2011/02/06

The market can eat itself, and us.

"Security can be viewed as a tax on the honest, and [the theft of iron manhole covers, lead roofing and aluminium guard rails] demonstrate that our taxes are going up. And unlike many taxes, we don't benefit from their collection. The cost to society of retrofitting manhole covers with locks, or replacing them with less re­salable alternatives, is high; but there is no benefit other than reducing theft.

"These crimes are a harbinger of the future: evolutionary pressure on our society, if you will. Criminals are often referred to as social parasites, but they are an early warning system of societal changes. Unfettered by laws or moral restrictions, they can be the first to respond to changes that the rest of society will be slower to pick up on."

The financial crisis of 2008 should have illustrated, to all but the most die-hard, ignorant or Sinclairized, that 'the market' is by no means a panacea for our ills. It is not some modernist god worth worshiping for its wealth creation abilities. Nor should the forces it creates in society be exempt from judgment by virtue of their origin.

The above quote illustrates this neatly: Schneier discusses a situation where market forces incentivise the cannibalising of the very infrastructure on which society and functioning markets depend.

Cross-reference this with 'The collapse of complex societies', by Joseph Tainter, which investigates why societies fail. To illustrate what is meant by 'collapse', here he quotes an eyewitness account of the collapse of the Turkish government:
"...the Allied troops... found a city that was dead. The Turkish government had just ceased to function. The electrical supply had failed and was intermittent. Tramways did not work and abandoned trams littered the roads. There was no railway service, no street cleaning and a police force which had largely become bandit, living on blackmail from citizens in lieu of pay. Corpses lay at street corners and in side lanes, dead horses lay everywhere, with no organization to remove them. Drains did not work and water was unsafe. All this was the result of only about three weeks' abandonment by the civil authorities of their duties."
And from his summary, a succinct explanation of the core thrust of the book:
"Four concepts lead to understanding collapse, the first three of which are the underpinnings of the fourth. These are:
  1. human societies are problem-solving organizations;
  2. sociopolitical systems require energy for their maintenance;
  3. increased complexity carries with it increased costs per capita; and
  4. investment in sociopolitical complexity as a problem-solving response often reaches a point of declining marginal returns.
"This process has been illustrated [in previous chapters of the book] for recent history in such areas as agriculture and resource production; information processing, sociopolitical control and specialization, and overall economic productivity."
We started with an example of an expensive investment to guard against a generally improbable crime, itself only occasionally worth committing during commodity shocks, and costing far more to society than it makes in profit to the criminal.

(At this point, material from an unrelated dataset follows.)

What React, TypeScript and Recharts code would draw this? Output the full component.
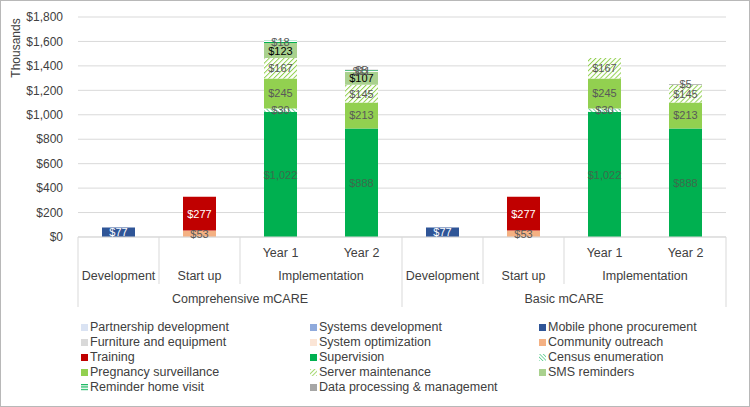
import React from 'react';
import { BarChart, Bar, XAxis, YAxis, CartesianGrid, LabelList, Label } from 'recharts';

const groups = ['Comprehensive mCARE', 'Comprehensive mCARE', 'Comprehensive mCARE', 'Comprehensive mCARE', 'Basic mCARE', 'Basic mCARE', 'Basic mCARE', 'Basic mCARE'];
const phases = ['Development', 'Start up', 'Implementation', 'Implementation', 'Development', 'Start up', 'Implementation', 'Implementation'];
const years = ['', '', 'Year 1', 'Year 2', '', '', 'Year 1', 'Year 2'];
const ids = groups.map((_, i) => `c${i}`);

// values in thousands of dollars
const partnership = [null, null, null, null, null, null, null, null];
const systemsDev = [null, null, null, null, null, null, null, null];
const mobilePhone = [77, null, null, null, 77, null, null, null];
const furniture = [null, null, null, null, null, null, null, null];
const sysOptimization = [null, null, null, null, null, null, null, null];
const outreach = [null, 53, null, null, null, 53, null, null];
const training = [null, 277, null, null, null, 277, null, null];
const supervision = [null, null, 1022, 888, null, null, 1022, 888];
const census = [null, null, 30, null, null, null, 30, null];
const pregnancy = [null, null, 245, 213, null, null, 245, 213];
const server = [null, null, 167, 145, null, null, 167, 145];
const sms = [null, null, 123, 107, null, null, null, null];
const reminder = [null, null, 18, 11, null, null, null, null];
const dataProc = [null, null, null, 5, null, null, null, 5];

const yTicks = [0, 200, 400, 600, 800, 1000, 1200, 1400, 1600, 1800];

const series = [
  { key: 'partnership', name: 'Partnership development', values: partnership, fill: '#dae3f3', label: '#404040' },
  { key: 'systemsDev', name: 'Systems development', values: systemsDev, fill: '#8faadc', label: '#404040' },
  { key: 'mobilePhone', name: 'Mobile phone procurement', values: mobilePhone, fill: '#2f5597', label: '#ffffff' },
  { key: 'furniture', name: 'Furniture and equipment', values: furniture, fill: '#d9d9d9', label: '#404040' },
  { key: 'sysOptimization', name: 'System optimization', values: sysOptimization, fill: '#fbe5d6', label: '#404040' },
  { key: 'outreach', name: 'Community outreach', values: outreach, fill: '#f4b183', label: '#595959' },
  { key: 'training', name: 'Training', values: training, fill: '#c00000', label: '#ffffff' },
  { key: 'supervision', name: 'Supervision', values: supervision, fill: '#00b050', label: '#3d6b4c' },
  { key: 'census', name: 'Census enumeration', values: census, fill: 'url(#censusPat)', label: '#595959' },
  { key: 'pregnancy', name: 'Pregnancy surveillance', values: pregnancy, fill: '#92d050', label: '#595959' },
  { key: 'server', name: 'Server maintenance', values: server, fill: 'url(#serverPat)', label: '#595959' },
  { key: 'sms', name: 'SMS reminders', values: sms, fill: '#a9d18e', label: '#000000' },
  { key: 'reminder', name: 'Reminder home visit', values: reminder, fill: 'url(#reminderPat)', label: '#595959' },
  { key: 'dataProc', name: 'Data processing & management', values: dataProc, fill: '#a6a6a6', label: '#595959' },
];

const data = ids.map((id, i) => {
  const row: Record<string, any> = { id };
  series.forEach((s) => { row[s.key] = s.values[i]; });
  return row;
});

const FONT = '"Liberation Sans", Arial, sans-serif';
const TEXT = '#404040';
const LINE = '#d9d9d9';
const BW = (726 - 78) / 8;

const money = (v: number) => `$${v.toLocaleString('en-US')}`;

const runLength = (i: number, same: (a: number, b: number) => boolean) => {
  let n = 1;
  while (i + n < ids.length && same(i, i + n)) n++;
  return n;
};

const CategoryTick = (props: any) => {
  const { x, y, payload } = props;
  const i = ids.indexOf(payload.value);
  if (i < 0) return null;
  const out: React.ReactNode[] = [];
  const left = x - BW / 2;
  const right = x + BW / 2;
  if (i === 0 || groups[i] !== groups[i - 1]) {
    out.push(<line key="gl" x1={left} x2={left} y1={y} y2={y + 70} stroke={LINE} />);
  } else if (phases[i] !== phases[i - 1]) {
    out.push(<line key="pl" x1={left} x2={left} y1={y} y2={y + 47} stroke={LINE} />);
  }
  if (i === ids.length - 1) {
    out.push(<line key="rl" x1={right} x2={right} y1={y} y2={y + 70} stroke={LINE} />);
  }
  if (years[i]) {
    out.push(<text key="yr" x={x} y={y + 19.5} textAnchor="middle" fontSize={12.5} fill={TEXT} fontFamily={FONT}>{years[i]}</text>);
  }
  if (i === 0 || phases[i] !== phases[i - 1] || groups[i] !== groups[i - 1]) {
    const n = runLength(i, (a, b) => phases[a] === phases[b] && groups[a] === groups[b]);
    out.push(<text key="ph" x={x + (n - 1) * BW / 2} y={y + 42.5} textAnchor="middle" fontSize={12.5} fill={TEXT} fontFamily={FONT}>{phases[i]}</text>);
  }
  if (i === 0 || groups[i] !== groups[i - 1]) {
    const n = runLength(i, (a, b) => groups[a] === groups[b]);
    out.push(<text key="gr" x={x + (n - 1) * BW / 2} y={y + 65.5} textAnchor="middle" fontSize={12.5} fill={TEXT} fontFamily={FONT}>{groups[i]}</text>);
  }
  return <g>{out}</g>;
};

const makeLabel = (color: string) => (props: any) => {
  const { x, y, width, height, value } = props;
  if (value == null || value === 0) return null;
  return (
    <text x={x + width / 2} y={y + height / 2} dy="0.36em" textAnchor="middle" fontSize={11} fill={color} fontFamily={FONT}>
      {money(value)}
    </text>
  );
};

const Icon = ({ s }: { s: typeof series[number] }) => (
  <svg width={7} height={7} style={{ marginRight: 2, flex: 'none' }}>
    <defs>
      <pattern id={`lg-${s.key}-c`} patternUnits="userSpaceOnUse" width={2.5} height={2.5} patternTransform="rotate(-45)">
        <rect width={2.5} height={2.5} fill="#fff" />
        <line x1={0} y1={0} x2={0} y2={2.5} stroke="#00b050" strokeWidth={1} />
      </pattern>
      <pattern id={`lg-${s.key}-s`} patternUnits="userSpaceOnUse" width={3} height={3} patternTransform="rotate(45)">
        <rect width={3} height={3} fill="#fff" />
        <line x1={0} y1={0} x2={0} y2={3} stroke="#92d050" strokeWidth={1.6} />
      </pattern>
      <pattern id={`lg-${s.key}-r`} patternUnits="userSpaceOnUse" width={3} height={2.4}>
        <rect width={3} height={2.4} fill="#fff" />
        <line x1={0} y1={0.6} x2={3} y2={0.6} stroke="#00b050" strokeWidth={1.1} />
      </pattern>
    </defs>
    <rect
      width={7}
      height={7}
      fill={
        s.key === 'census' ? `url(#lg-${s.key}-c)` :
        s.key === 'server' ? `url(#lg-${s.key}-s)` :
        s.key === 'reminder' ? `url(#lg-${s.key}-r)` : s.fill
      }
    />
  </svg>
);

export default function App() {
  return (
    <div
      style={{
        position: 'absolute', left: 0, top: 0, width: 750, height: 407,
        boxSizing: 'border-box', border: '1px solid #b8b8b8', background: '#fff', fontFamily: FONT,
      }}
    >
      <div style={{ position: 'absolute', left: -1, top: -1 }}>
        <BarChart width={750} height={320} data={data} barSize={33} margin={{ top: 17, right: 24, bottom: 8, left: 8 }}>
          <defs>
            <pattern id="censusPat" patternUnits="userSpaceOnUse" width={3} height={3} patternTransform="rotate(-45)">
              <rect width={3} height={3} fill="#fff" />
              <line x1={0} y1={0} x2={0} y2={3} stroke="#00b050" strokeWidth={1.2} />
            </pattern>
            <pattern id="serverPat" patternUnits="userSpaceOnUse" width={3.5} height={3.5} patternTransform="rotate(45)">
              <rect width={3.5} height={3.5} fill="#fff" />
              <line x1={0} y1={0} x2={0} y2={3.5} stroke="#92d050" strokeWidth={2} />
            </pattern>
            <pattern id="reminderPat" patternUnits="userSpaceOnUse" width={4} height={2}>
              <rect width={4} height={2} fill="#fff" />
              <line x1={0} y1={0.5} x2={4} y2={0.5} stroke="#00b050" strokeWidth={1} />
            </pattern>
          </defs>
          <CartesianGrid vertical={false} stroke={LINE} />
          <XAxis
            dataKey="id"
            height={75}
            interval={0}
            tickSize={0}
            tickMargin={0}
            tickLine={false}
            axisLine={{ stroke: LINE }}
            tick={<CategoryTick />}
          />
          <YAxis
            width={70}
            domain={[0, 1800]}
            ticks={yTicks}
            tickFormatter={money}
            tickLine={false}
            axisLine={false}
            tickMargin={9}
            tick={{ fontSize: 12, fill: TEXT, fontFamily: FONT }}
          >
            <Label
              content={(p: any) => {
                const vb = p.viewBox || { x: 8, y: 17 };
                const cx = vb.x + 8;
                const cy = vb.y + 31;
                return (
                  <text x={cx} y={cy} transform={`rotate(-90 ${cx} ${cy})`} textAnchor="middle" dy="0.35em" fontSize={12} fill={TEXT} fontFamily={FONT}>
                    Thousands
                  </text>
                );
              }}
            />
          </YAxis>
          {series.map((s) => (
            <Bar key={s.key} dataKey={s.key} name={s.name} stackId="a" fill={s.fill} isAnimationActive={false}>
              <LabelList dataKey={s.key} content={makeLabel(s.label)} />
            </Bar>
          ))}
        </BarChart>
      </div>
      <div
        style={{
          position: 'absolute', left: 80, top: 319, display: 'grid',
          gridTemplateColumns: '229px 229px 229px', gridAutoRows: '15px',
          fontSize: 12.5, color: TEXT, lineHeight: '15px',
        }}
      >
        {series.map((s) => (
          <div key={s.key} style={{ display: 'flex', alignItems: 'center', whiteSpace: 'nowrap' }}>
            <Icon s={s} />
            <span>{s.name}</span>
          </div>
        ))}
      </div>
    </div>
  );
}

In the reference frame of point 4 of the above quote, this kind of investment is very far past the point of declining marginal returns, almost absurdly so - the marginal return is most definitely negative.

If society collapses around us, the market will make things worse, not better. 'Market forces' will strip buildings of pipes and copper wires, homes of their roofing and the vast majority of citizens, defenseless, of their possessions and dignity. This too is the market - Moloch as Ginsberg imagined it. Nothing worth venerating there, nothing at all.